Information supplied –
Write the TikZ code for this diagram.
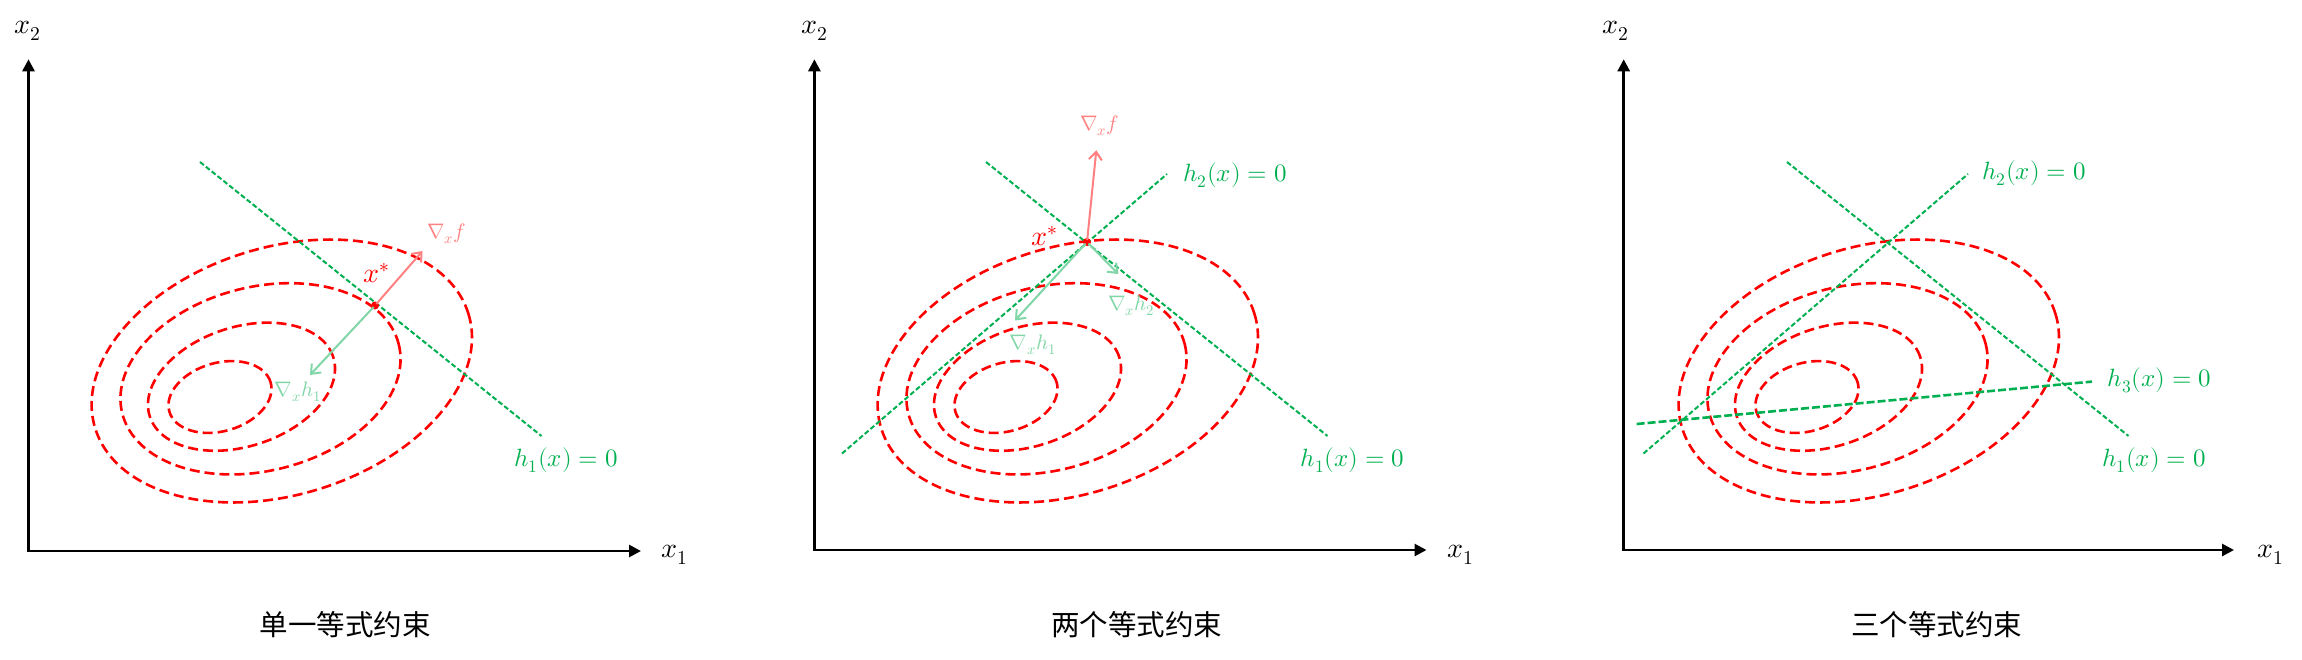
\documentclass[tikz,border=0pt]{standalone}
\usepackage{fontspec}
\usepackage{unicode-math}
\setmathfont{Latin Modern Math}
\newfontfamily\cjk{Noto Sans CJK SC}
\usetikzlibrary{arrows.meta}
\definecolor{cred}{HTML}{FF0000}
\definecolor{cgreen}{HTML}{00B050}
\definecolor{lred}{HTML}{FF8080}
\definecolor{lgreen}{HTML}{80D6A6}
\tikzset{
  axis/.style={line width=2.7pt, {Triangle[length=12pt,width=12pt]}-{Triangle[length=12pt,width=12pt]}},
  contour/.style={cred, line width=2.6pt, dash pattern=on 10pt off 5pt},
  hline/.style={cgreen, line width=2pt, dash pattern=on 5pt off 2.5pt},
  hlinethree/.style={cgreen, line width=2.6pt, dash pattern=on 8pt off 3pt},
  gradf/.style={lred, line width=2pt, -{Straight Barb[length=8pt,width=13pt]}, shorten <=2pt},
  gradh/.style={lgreen, line width=2pt, -{Straight Barb[length=8pt,width=13pt]}, shorten <=2pt},
  axlabel/.style={inner sep=0pt, font=\fontsize{28}{30}\selectfont},
  hlabel/.style={inner sep=0pt, text=cgreen, font=\fontsize{25}{28}\selectfont},
  glabel/.style={inner sep=0pt, text=lgreen, font=\fontsize{21}{24}\selectfont},
  flabel/.style={inner sep=0pt, text=lred, font=\fontsize{21}{24}\selectfont},
  xslabel/.style={inner sep=0pt, text=cred, font=\fontsize{28}{30}\selectfont},
  dot/.style={circle, fill=cred, inner sep=0pt, minimum size=8pt},
  caption/.style={inner sep=0pt, font=\cjk\fontsize{28.5}{32}\selectfont},
  contours/.pic={
    \draw[contour, rotate around={16:(220,397)}] (220,397) ellipse [x radius=52.7pt, y radius=34.2pt];
    \draw[contour, rotate around={18:(241.5,386.7)}] (241.5,386.7) ellipse [x radius=96.4pt, y radius=59.6pt];
    \draw[contour, rotate around={14:(260.5,378.8)}] (260.5,378.8) ellipse [x radius=142.5pt, y radius=91.9pt];
    \draw[contour, rotate around={17:(281.8,371)}] (281.8,371) ellipse [x radius=195.2pt, y radius=123.8pt];
  }
}
\begin{document}
\begin{tikzpicture}[x=1pt,y=-1pt]
\fill[white] (0,0) rectangle (2302,659);
\useasboundingbox (0,0) rectangle (2302,659);

% ---------- contours ----------
\pic at (0,0) {contours};
\pic at (786,0) {contours};
\pic at (1587,0) {contours};

% ---------- axes ----------
\coordinate (Y1) at (28.5,59.3);  \coordinate (O1) at (28.5,551);  \coordinate (X1) at (641,551);
\coordinate (Y2) at (814.4,59.3); \coordinate (O2) at (814.4,550); \coordinate (X2) at (1426.5,550);
\coordinate (Y3) at (1623.7,59.3);\coordinate (O3) at (1623.7,550);\coordinate (X3) at (2234,550);
\draw[axis] (Y1) -- (O1) -- (X1);
\draw[axis] (Y2) -- (O2) -- (X2);
\draw[axis] (Y3) -- (O3) -- (X3);
\node[axlabel] (lx21) at (28,31) {$x_2$};
\node[axlabel] (lx11) at (674.5,555) {$x_1$};
\node[axlabel] (lx22) at (815,31) {$x_2$};
\node[axlabel] (lx12) at (1461,555) {$x_1$};
\node[axlabel] (lx23) at (1615.6,31) {$x_2$};
\node[axlabel] (lx13) at (2271,555) {$x_1$};

% ---------- constraint lines ----------
\coordinate (h1a1) at (200,162);   \coordinate (h1b1) at (541.5,436);
\coordinate (h1a2) at (986,162);   \coordinate (h1b2) at (1327.5,436);
\coordinate (h2a2) at (842,453.5); \coordinate (h2b2) at (1167,174);
\coordinate (h1a3) at (1787,162);  \coordinate (h1b3) at (2128.5,436);
\coordinate (h2a3) at (1643.5,453.5); \coordinate (h2b3) at (1968,174);
\coordinate (h3a3) at (1636.6,424); \coordinate (h3b3) at (2092,381.6);
\draw[hline] (h1a1) -- (h1b1);
\draw[hline] (h1a2) -- (h1b2);
\draw[hline] (h2a2) -- (h2b2);
\draw[hline] (h1a3) -- (h1b3);
\draw[hline] (h2a3) -- (h2b3);
\draw[hlinethree] (h3a3) -- (h3b3);

% ---------- panel 1 ----------
\node[dot] (xs1) at (375,305.5) {};
\coordinate (f1) at (422.5,251);
\coordinate (g11) at (310,375);
\draw[gradf] (xs1.center) -- (f1);
\draw[gradh] (xs1.center) -- (g11);
\node[xslabel] (lxs1) at (377,273) {$x^{*}$};
\node[flabel] (lf1) at (446.5,233.5) {$\nabla_{x} f$};
\node[glabel] (lg11) at (298,392) {$\nabla_{x} h_1$};
\node[hlabel] (lh11) at (566,460) {$h_1(x) = 0$};

% ---------- panel 2 ----------
\node[dot] (xs2) at (1087,242) {};
\coordinate (f2) at (1096.3,150.2);
\coordinate (g12) at (1015,320.5);
\coordinate (g22) at (1118.3,274);
\draw[gradf] (xs2.center) -- (f2);
\draw[gradh] (xs2.center) -- (g12);
\draw[gradh] (xs2.center) -- (g22);
\node[xslabel] (lxs2) at (1045,236) {$x^{*}$};
\node[flabel] (lf2) at (1099.7,126) {$\nabla_{x} f$};
\node[glabel] (lg22) at (1131.5,306) {$\nabla_{x} h_2$};
\node[glabel] (lg12) at (1033,345) {$\nabla_{x} h_1$};
\node[hlabel] (lh22) at (1235,175) {$h_2(x) = 0$};
\node[hlabel] (lh12) at (1352.5,460) {$h_1(x) = 0$};

% ---------- panel 3 ----------
\node[hlabel] (lh23) at (2034,173) {$h_2(x) = 0$};
\node[hlabel] (lh33) at (2159.5,380) {$h_3(x) = 0$};
\node[hlabel] (lh13) at (2154,460) {$h_1(x) = 0$};

% ---------- captions ----------
\node[caption] (c1) at (345,625) {单一等式约束};
\node[caption] (c2) at (1136.7,625) {两个等式约束};
\node[caption] (c3) at (1936.7,625) {三个等式约束};
\end{tikzpicture}
\end{document}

Problem – Output the data exactly. Pictures don't belong in the result.

Output of the exercise –
Write the TikZ code for this diagram.
\documentclass[tikz,border=0pt]{standalone}
\usepackage{fontspec}
\usepackage{unicode-math}
\setmathfont{Latin Modern Math}
\newfontfamily\cjk{Noto Sans CJK SC}
\usetikzlibrary{arrows.meta}
\definecolor{cred}{HTML}{FF0000}
\definecolor{cgreen}{HTML}{00B050}
\definecolor{lred}{HTML}{FF8080}
\definecolor{lgreen}{HTML}{80D6A6}
\tikzset{
  axis/.style={line width=2.7pt, {Triangle[length=12pt,width=12pt]}-{Triangle[length=12pt,width=12pt]}},
  contour/.style={cred, line width=2.6pt, dash pattern=on 10pt off 5pt},
  hline/.style={cgreen, line width=2pt, dash pattern=on 5pt off 2.5pt},
  hlinethree/.style={cgreen, line width=2.6pt, dash pattern=on 8pt off 3pt},
  gradf/.style={lred, line width=2pt, -{Straight Barb[length=8pt,width=13pt]}, shorten <=2pt},
  gradh/.style={lgreen, line width=2pt, -{Straight Barb[length=8pt,width=13pt]}, shorten <=2pt},
  axlabel/.style={inner sep=0pt, font=\fontsize{28}{30}\selectfont},
  hlabel/.style={inner sep=0pt, text=cgreen, font=\fontsize{25}{28}\selectfont},
  glabel/.style={inner sep=0pt, text=lgreen, font=\fontsize{21}{24}\selectfont},
  flabel/.style={inner sep=0pt, text=lred, font=\fontsize{21}{24}\selectfont},
  xslabel/.style={inner sep=0pt, text=cred, font=\fontsize{28}{30}\selectfont},
  dot/.style={circle, fill=cred, inner sep=0pt, minimum size=8pt},
  caption/.style={inner sep=0pt, font=\cjk\fontsize{28.5}{32}\selectfont},
  contours/.pic={
    \draw[contour, rotate around={16:(220,397)}] (220,397) ellipse [x radius=52.7pt, y radius=34.2pt];
    \draw[contour, rotate around={18:(241.5,386.7)}] (241.5,386.7) ellipse [x radius=96.4pt, y radius=59.6pt];
    \draw[contour, rotate around={14:(260.5,378.8)}] (260.5,378.8) ellipse [x radius=142.5pt, y radius=91.9pt];
    \draw[contour, rotate around={17:(281.8,371)}] (281.8,371) ellipse [x radius=195.2pt, y radius=123.8pt];
  }
}
\begin{document}
\begin{tikzpicture}[x=1pt,y=-1pt]
\fill[white] (0,0) rectangle (2302,659);
\useasboundingbox (0,0) rectangle (2302,659);

% ---------- contours ----------
\pic at (0,0) {contours};
\pic at (786,0) {contours};
\pic at (1587,0) {contours};

% ---------- axes ----------
\coordinate (Y1) at (28.5,59.3);  \coordinate (O1) at (28.5,551);  \coordinate (X1) at (641,551);
\coordinate (Y2) at (814.4,59.3); \coordinate (O2) at (814.4,550); \coordinate (X2) at (1426.5,550);
\coordinate (Y3) at (1623.7,59.3);\coordinate (O3) at (1623.7,550);\coordinate (X3) at (2234,550);
\draw[axis] (Y1) -- (O1) -- (X1);
\draw[axis] (Y2) -- (O2) -- (X2);
\draw[axis] (Y3) -- (O3) -- (X3);
\node[axlabel] (lx21) at (28,31) {$x_2$};
\node[axlabel] (lx11) at (674.5,555) {$x_1$};
\node[axlabel] (lx22) at (815,31) {$x_2$};
\node[axlabel] (lx12) at (1461,555) {$x_1$};
\node[axlabel] (lx23) at (1615.6,31) {$x_2$};
\node[axlabel] (lx13) at (2271,555) {$x_1$};

% ---------- constraint lines ----------
\coordinate (h1a1) at (200,162);   \coordinate (h1b1) at (541.5,436);
\coordinate (h1a2) at (986,162);   \coordinate (h1b2) at (1327.5,436);
\coordinate (h2a2) at (842,453.5); \coordinate (h2b2) at (1167,174);
\coordinate (h1a3) at (1787,162);  \coordinate (h1b3) at (2128.5,436);
\coordinate (h2a3) at (1643.5,453.5); \coordinate (h2b3) at (1968,174);
\coordinate (h3a3) at (1636.6,424); \coordinate (h3b3) at (2092,381.6);
\draw[hline] (h1a1) -- (h1b1);
\draw[hline] (h1a2) -- (h1b2);
\draw[hline] (h2a2) -- (h2b2);
\draw[hline] (h1a3) -- (h1b3);
\draw[hline] (h2a3) -- (h2b3);
\draw[hlinethree] (h3a3) -- (h3b3);

% ---------- panel 1 ----------
\node[dot] (xs1) at (375,305.5) {};
\coordinate (f1) at (422.5,251);
\coordinate (g11) at (310,375);
\draw[gradf] (xs1.center) -- (f1);
\draw[gradh] (xs1.center) -- (g11);
\node[xslabel] (lxs1) at (377,273) {$x^{*}$};
\node[flabel] (lf1) at (446.5,233.5) {$\nabla_{x} f$};
\node[glabel] (lg11) at (298,392) {$\nabla_{x} h_1$};
\node[hlabel] (lh11) at (566,460) {$h_1(x) = 0$};

% ---------- panel 2 ----------
\node[dot] (xs2) at (1087,242) {};
\coordinate (f2) at (1096.3,150.2);
\coordinate (g12) at (1015,320.5);
\coordinate (g22) at (1118.3,274);
\draw[gradf] (xs2.center) -- (f2);
\draw[gradh] (xs2.center) -- (g12);
\draw[gradh] (xs2.center) -- (g22);
\node[xslabel] (lxs2) at (1045,236) {$x^{*}$};
\node[flabel] (lf2) at (1099.7,126) {$\nabla_{x} f$};
\node[glabel] (lg22) at (1131.5,306) {$\nabla_{x} h_2$};
\node[glabel] (lg12) at (1033,345) {$\nabla_{x} h_1$};
\node[hlabel] (lh22) at (1235,175) {$h_2(x) = 0$};
\node[hlabel] (lh12) at (1352.5,460) {$h_1(x) = 0$};

% ---------- panel 3 ----------
\node[hlabel] (lh23) at (2034,173) {$h_2(x) = 0$};
\node[hlabel] (lh33) at (2159.5,380) {$h_3(x) = 0$};
\node[hlabel] (lh13) at (2154,460) {$h_1(x) = 0$};

% ---------- captions ----------
\node[caption] (c1) at (345,625) {单一等式约束};
\node[caption] (c2) at (1136.7,625) {两个等式约束};
\node[caption] (c3) at (1936.7,625) {三个等式约束};
\end{tikzpicture}
\end{document}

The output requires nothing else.